Even the provincial government accepts that. The only question now is getting a mandate from the public to proceed.

Transportation Minister Todd Stone is the poor chap who has been given the task of “getting to yes,” as the Premier likes to say. It will not be easy. Tom Prendergast, a former CEO of TransLink and now head honcho of New York’s transit authority, told a conference in Vancouver last week that spending referendums such as the one the province is contemplating rarely pass on the first try. Sometimes it can take two or three attempts.

Not good news. Greater Vancouver does not have years to waste on this file. It needs to get a viable transit plan in place now.

In fact, the government needs to solve two problems: getting public approval to move quickly on a couple of major projects while finding a sustainable funding model for transit generally.

Lurching from crisis to crisis is not in anyone’s best interests – but that is exactly how transit decisions in Greater Vancouver have been made for several years.
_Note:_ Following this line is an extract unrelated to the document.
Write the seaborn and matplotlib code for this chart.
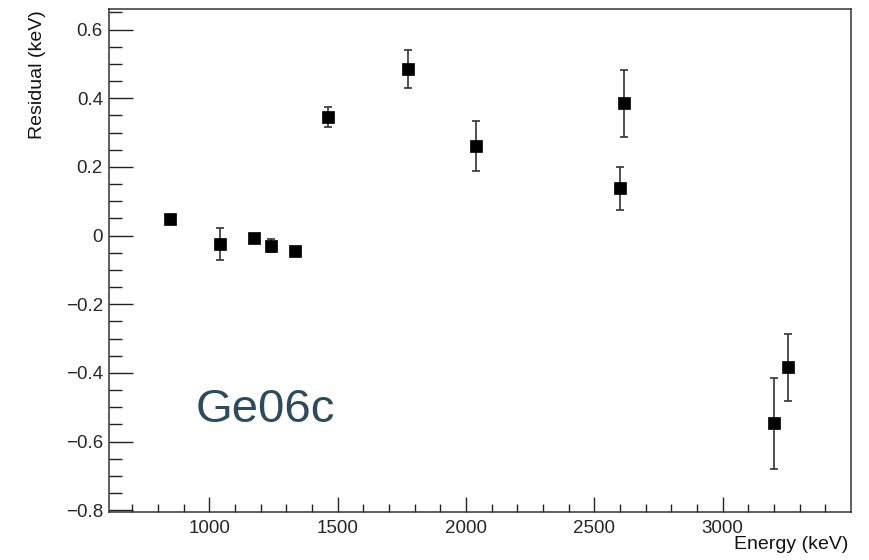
import numpy as np
import pandas as pd
import matplotlib
matplotlib.use("Agg")
import matplotlib.pyplot as plt
from matplotlib.ticker import MultipleLocator, FixedLocator, FuncFormatter
import seaborn as sns

# Calibration residuals per gamma line
energy = [848, 1040, 1173, 1242, 1333, 1463, 1773, 2038, 2600, 2615, 3200, 3253]
residual = [0.048, -0.025, -0.006, -0.029, -0.045, 0.346, 0.485, 0.261,
            0.138, 0.385, -0.547, -0.384]
residual_err = [0.010, 0.046, 0.010, 0.020, 0.010, 0.030, 0.055, 0.073,
                0.062, 0.097, 0.133, 0.097]
detector = "Ge06c"

df = pd.DataFrame({"energy": energy, "residual": residual, "err": residual_err})

sns.set_theme(style="ticks")
plt.rcParams["font.family"] = ["Liberation Sans", "DejaVu Sans"]

fig = plt.figure(figsize=(8.69, 5.60), dpi=100)
ax = fig.add_axes([108.5 / 869, 1 - 511.7 / 560, (850.7 - 108.5) / 869, (511.7 - 8.7) / 560])

ax.errorbar(df["energy"], df["residual"], yerr=df["err"], fmt="none",
            ecolor="#333333", elinewidth=1.2, capsize=3.2, capthick=1.2, zorder=2)
sns.scatterplot(data=df, x="energy", y="residual", ax=ax, marker="s", s=68,
                color="black", edgecolor="black", linewidth=0.5, zorder=3, legend=False)

ax.set_xlim(607, 3499)
ax.set_ylim(-0.804, 0.661)

ax.xaxis.set_major_locator(FixedLocator([1000, 1500, 2000, 2500, 3000]))
ax.xaxis.set_minor_locator(MultipleLocator(100))
ax.yaxis.set_major_locator(FixedLocator([-0.8, -0.6, -0.4, -0.2, 0, 0.2, 0.4, 0.6]))
ax.yaxis.set_minor_locator(MultipleLocator(0.05))


def fmt_y(v, pos):
    if abs(v) < 1e-9:
        return "0"
    return f"{v:.1f}".replace("-", "\u2212")


ax.yaxis.set_major_formatter(FuncFormatter(fmt_y))
ax.xaxis.set_major_formatter(FuncFormatter(lambda v, p: f"{int(round(v))}"))

ax.tick_params(axis="y", which="major", direction="in", length=17, width=1.0,
               color="#222222", labelsize=13.5, pad=4, left=True, right=False)
ax.tick_params(axis="y", which="minor", direction="in", length=9, width=1.0,
               color="#222222", left=True, right=False)
ax.tick_params(axis="x", which="major", direction="in", length=11, width=1.0,
               color="#222222", labelsize=13.5, pad=6, bottom=True, top=False)
ax.tick_params(axis="x", which="minor", direction="in", length=6, width=1.0,
               color="#222222", bottom=True, top=False)

for side in ["left", "right", "top", "bottom"]:
    ax.spines[side].set_visible(True)
    ax.spines[side].set_linewidth(1.1)
    ax.spines[side].set_color("#333333")

ax.set_xlabel("")
ax.set_ylabel("")
fig.text(848 / 869, 1 - 553 / 560, "Energy (keV)", ha="right", va="bottom",
         fontsize=14, color="#111111")
fig.text(37 / 869, 1 - 10 / 560, "Residual (keV)", ha="center", va="top",
         rotation=90, fontsize=14, color="#111111")

fig.text(196 / 869, 1 - 421.7 / 560, detector, ha="left", va="baseline",
         fontsize=34, color="#2e4b5e")

fig.savefig("out.png", dpi=100, facecolor="white")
That has to end.

A successful referendum will depend on a couple of things. Firstly, the province and region are going to have to present a compelling vision. In other words, people need to know what they will be paying for. Additionally, they are going to want to know why. What is the business case? That should be easy. Some of the worst transportation gridlock in North America is costing the regional economy billions.
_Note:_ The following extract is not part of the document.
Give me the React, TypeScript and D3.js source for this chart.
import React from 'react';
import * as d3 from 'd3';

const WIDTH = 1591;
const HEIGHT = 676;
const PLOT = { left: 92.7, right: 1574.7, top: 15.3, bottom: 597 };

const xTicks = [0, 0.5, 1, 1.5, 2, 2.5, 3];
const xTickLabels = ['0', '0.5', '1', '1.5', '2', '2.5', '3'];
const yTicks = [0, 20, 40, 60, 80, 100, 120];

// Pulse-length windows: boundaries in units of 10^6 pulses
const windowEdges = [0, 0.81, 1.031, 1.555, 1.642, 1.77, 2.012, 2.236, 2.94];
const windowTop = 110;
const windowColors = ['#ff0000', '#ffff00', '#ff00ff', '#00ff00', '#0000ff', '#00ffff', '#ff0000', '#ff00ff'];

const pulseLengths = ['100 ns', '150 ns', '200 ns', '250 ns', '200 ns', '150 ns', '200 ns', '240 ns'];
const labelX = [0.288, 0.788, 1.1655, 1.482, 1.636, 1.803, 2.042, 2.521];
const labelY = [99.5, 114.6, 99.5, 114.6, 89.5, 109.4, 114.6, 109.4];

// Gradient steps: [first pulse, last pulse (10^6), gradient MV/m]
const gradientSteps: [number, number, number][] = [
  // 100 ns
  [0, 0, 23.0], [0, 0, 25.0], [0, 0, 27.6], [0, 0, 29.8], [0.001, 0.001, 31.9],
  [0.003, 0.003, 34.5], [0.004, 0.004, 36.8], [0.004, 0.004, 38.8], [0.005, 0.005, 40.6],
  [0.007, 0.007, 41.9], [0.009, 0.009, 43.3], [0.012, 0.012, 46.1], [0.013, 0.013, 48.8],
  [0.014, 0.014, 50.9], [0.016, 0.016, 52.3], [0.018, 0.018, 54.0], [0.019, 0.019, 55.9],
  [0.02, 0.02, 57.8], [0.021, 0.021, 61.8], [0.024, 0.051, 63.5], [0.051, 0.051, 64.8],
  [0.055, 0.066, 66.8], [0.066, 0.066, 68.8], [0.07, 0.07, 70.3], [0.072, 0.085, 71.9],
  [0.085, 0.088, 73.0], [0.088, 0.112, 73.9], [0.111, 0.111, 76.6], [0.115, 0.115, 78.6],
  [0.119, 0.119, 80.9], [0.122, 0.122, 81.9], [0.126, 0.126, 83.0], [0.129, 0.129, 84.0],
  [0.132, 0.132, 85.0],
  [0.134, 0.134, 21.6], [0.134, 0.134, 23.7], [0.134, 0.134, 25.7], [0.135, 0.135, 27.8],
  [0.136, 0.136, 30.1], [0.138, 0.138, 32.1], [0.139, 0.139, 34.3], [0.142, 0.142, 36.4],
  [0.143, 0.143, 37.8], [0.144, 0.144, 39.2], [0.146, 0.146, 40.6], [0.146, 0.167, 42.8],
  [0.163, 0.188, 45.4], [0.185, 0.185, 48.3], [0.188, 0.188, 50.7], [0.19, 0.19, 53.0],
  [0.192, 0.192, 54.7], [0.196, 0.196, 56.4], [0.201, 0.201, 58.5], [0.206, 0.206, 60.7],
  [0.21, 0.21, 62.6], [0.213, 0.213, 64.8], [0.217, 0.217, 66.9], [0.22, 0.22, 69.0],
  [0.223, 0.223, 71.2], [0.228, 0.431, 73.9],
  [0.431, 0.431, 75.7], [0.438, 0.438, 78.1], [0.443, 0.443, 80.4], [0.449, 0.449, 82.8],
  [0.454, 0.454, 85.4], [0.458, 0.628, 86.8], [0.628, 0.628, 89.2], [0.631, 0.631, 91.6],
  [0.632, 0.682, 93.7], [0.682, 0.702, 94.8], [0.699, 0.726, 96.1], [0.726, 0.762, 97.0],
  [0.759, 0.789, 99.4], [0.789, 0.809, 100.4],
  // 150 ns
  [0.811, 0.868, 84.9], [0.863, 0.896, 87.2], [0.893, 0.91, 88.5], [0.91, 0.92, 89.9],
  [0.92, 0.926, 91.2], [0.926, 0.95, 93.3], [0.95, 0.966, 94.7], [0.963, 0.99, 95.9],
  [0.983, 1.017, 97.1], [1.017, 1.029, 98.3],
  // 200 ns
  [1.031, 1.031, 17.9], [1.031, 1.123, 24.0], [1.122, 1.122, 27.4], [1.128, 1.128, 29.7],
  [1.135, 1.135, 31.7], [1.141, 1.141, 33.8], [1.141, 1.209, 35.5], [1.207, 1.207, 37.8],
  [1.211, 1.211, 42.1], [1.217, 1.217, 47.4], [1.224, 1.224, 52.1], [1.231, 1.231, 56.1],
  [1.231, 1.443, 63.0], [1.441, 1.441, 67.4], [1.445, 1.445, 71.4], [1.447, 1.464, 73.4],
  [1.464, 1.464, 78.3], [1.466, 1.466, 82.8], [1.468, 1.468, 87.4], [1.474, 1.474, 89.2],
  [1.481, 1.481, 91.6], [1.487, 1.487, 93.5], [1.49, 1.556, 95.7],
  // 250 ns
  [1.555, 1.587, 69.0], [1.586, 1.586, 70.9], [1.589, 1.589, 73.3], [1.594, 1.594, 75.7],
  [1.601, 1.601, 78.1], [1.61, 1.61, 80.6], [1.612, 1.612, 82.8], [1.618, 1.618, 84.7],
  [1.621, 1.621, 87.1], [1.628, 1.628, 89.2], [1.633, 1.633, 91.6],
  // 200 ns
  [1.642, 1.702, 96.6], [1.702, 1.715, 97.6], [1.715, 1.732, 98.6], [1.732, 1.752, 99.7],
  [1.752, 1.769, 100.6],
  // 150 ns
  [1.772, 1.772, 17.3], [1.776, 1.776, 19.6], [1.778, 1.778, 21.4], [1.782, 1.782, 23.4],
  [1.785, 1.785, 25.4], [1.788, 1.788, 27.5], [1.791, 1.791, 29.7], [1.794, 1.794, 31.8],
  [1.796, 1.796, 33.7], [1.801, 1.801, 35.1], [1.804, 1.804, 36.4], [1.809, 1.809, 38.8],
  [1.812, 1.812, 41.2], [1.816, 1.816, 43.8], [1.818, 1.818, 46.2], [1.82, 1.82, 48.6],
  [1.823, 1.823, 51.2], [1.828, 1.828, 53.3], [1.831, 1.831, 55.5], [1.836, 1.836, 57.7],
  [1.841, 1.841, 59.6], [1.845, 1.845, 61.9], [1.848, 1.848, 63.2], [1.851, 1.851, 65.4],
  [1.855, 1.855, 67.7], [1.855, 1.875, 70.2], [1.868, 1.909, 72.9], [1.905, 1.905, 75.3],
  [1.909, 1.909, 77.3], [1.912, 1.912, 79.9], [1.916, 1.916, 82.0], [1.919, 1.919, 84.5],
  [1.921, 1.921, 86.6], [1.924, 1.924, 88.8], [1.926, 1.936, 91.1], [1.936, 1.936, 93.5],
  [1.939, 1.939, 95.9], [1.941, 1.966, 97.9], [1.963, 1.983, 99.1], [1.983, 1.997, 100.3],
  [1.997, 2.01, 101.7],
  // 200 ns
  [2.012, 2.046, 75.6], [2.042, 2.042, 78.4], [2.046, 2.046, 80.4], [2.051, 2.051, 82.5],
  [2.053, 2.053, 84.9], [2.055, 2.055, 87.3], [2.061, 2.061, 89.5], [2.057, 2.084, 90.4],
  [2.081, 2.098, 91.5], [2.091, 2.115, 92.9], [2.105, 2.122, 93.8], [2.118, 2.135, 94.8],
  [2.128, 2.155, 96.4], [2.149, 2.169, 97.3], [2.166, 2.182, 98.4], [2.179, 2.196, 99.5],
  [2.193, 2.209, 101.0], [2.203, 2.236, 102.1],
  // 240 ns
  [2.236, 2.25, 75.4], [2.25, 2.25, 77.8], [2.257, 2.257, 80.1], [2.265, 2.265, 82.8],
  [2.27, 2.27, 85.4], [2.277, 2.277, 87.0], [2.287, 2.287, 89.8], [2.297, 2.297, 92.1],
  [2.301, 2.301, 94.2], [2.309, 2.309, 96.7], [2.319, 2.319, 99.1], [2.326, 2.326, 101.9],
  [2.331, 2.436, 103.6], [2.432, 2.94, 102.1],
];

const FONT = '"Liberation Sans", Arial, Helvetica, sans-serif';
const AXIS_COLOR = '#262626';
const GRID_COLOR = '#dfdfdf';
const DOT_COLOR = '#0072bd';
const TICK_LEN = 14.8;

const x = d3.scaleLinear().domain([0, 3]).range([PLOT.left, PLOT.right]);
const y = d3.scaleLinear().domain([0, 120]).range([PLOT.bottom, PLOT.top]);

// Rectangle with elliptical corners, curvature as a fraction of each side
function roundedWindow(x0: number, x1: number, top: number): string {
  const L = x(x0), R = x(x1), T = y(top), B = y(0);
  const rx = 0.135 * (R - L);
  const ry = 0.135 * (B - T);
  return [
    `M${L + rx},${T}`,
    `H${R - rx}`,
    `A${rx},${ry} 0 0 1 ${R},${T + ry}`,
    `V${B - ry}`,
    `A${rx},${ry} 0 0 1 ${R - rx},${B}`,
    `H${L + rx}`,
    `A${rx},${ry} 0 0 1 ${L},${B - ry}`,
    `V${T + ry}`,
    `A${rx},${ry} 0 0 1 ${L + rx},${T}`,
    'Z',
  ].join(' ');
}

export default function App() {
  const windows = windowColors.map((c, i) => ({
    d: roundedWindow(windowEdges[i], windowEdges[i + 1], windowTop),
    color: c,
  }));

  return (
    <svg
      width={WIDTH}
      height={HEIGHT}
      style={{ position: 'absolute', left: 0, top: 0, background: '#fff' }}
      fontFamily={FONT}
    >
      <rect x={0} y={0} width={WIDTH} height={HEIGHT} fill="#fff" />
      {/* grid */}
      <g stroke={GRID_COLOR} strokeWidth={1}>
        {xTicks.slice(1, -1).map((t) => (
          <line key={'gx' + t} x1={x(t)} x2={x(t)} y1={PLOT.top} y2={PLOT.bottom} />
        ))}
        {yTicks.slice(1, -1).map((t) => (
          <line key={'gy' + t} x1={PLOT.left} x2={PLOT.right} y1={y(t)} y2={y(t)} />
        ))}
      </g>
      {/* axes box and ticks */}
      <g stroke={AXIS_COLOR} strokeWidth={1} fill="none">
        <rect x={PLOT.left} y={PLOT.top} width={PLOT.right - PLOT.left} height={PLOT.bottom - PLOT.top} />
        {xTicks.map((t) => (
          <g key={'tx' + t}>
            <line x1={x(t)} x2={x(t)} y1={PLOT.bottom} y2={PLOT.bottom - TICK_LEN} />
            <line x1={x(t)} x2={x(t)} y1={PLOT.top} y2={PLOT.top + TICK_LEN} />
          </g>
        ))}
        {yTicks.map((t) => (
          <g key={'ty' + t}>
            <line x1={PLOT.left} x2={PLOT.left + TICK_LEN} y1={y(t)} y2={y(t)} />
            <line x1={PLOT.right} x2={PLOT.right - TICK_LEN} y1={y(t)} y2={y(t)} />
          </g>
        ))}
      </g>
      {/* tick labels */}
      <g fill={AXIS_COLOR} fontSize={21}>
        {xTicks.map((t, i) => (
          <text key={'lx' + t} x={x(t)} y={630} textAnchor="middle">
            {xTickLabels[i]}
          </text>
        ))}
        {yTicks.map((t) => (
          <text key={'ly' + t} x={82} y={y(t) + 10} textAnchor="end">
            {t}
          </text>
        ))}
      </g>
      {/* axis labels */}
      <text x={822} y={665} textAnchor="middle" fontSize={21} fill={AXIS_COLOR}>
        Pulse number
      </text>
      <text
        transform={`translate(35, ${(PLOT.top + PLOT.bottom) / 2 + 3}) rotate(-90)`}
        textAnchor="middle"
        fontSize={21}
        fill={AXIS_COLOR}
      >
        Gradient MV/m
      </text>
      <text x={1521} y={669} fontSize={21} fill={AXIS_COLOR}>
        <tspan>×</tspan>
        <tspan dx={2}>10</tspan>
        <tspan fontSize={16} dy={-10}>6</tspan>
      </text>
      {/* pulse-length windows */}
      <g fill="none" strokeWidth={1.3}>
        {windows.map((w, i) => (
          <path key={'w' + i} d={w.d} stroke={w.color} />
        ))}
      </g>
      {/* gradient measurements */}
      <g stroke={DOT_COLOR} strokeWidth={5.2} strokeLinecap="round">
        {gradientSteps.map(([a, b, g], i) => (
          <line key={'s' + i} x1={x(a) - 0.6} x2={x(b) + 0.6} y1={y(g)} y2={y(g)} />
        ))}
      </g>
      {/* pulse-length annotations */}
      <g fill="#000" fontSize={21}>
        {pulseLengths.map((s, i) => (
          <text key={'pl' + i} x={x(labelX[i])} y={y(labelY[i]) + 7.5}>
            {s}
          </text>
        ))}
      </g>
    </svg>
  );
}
The tricky part will be asking people how they want to pay for it. Does the province, in its question, give the public the option of saying no to all of the possibilities presented. I suggest that would be a mistake, because the risk is simply too great that a majority would not support any spending decision.

That said, most fair-minded folks, I think, agree that expanding transit is necessary, for environmental considerations if nothing else. We need to get more people out of their cars. And we need to support those who want to get out of their cars but have no rapid transit option. These are facts. What the government and municipalities need to know is where the preponderance of the public lines up on how to pay for it – now and into the future.

Is a user-pay model such as road pricing the way to go? Or a vehicle levy? Or does using proceeds from the provincial carbon tax make the most sense?

It is going to take some impassioned selling, on Mr. Stone’s part, but also on the part of municipal politicians. While the referendum may be the province’s baby, everyone has a stake in it succeeding. Mayors are going to have to campaign hard on its behalf. In many respects, it is as important a referendum as the one Vancouver held before the 2010 Winter Olympics – one that barely passed despite a herculean effort by Games’ proponents.

In this case, a failed transit referendum would be a monumental setback for Greater Vancouver. That much is riding on it.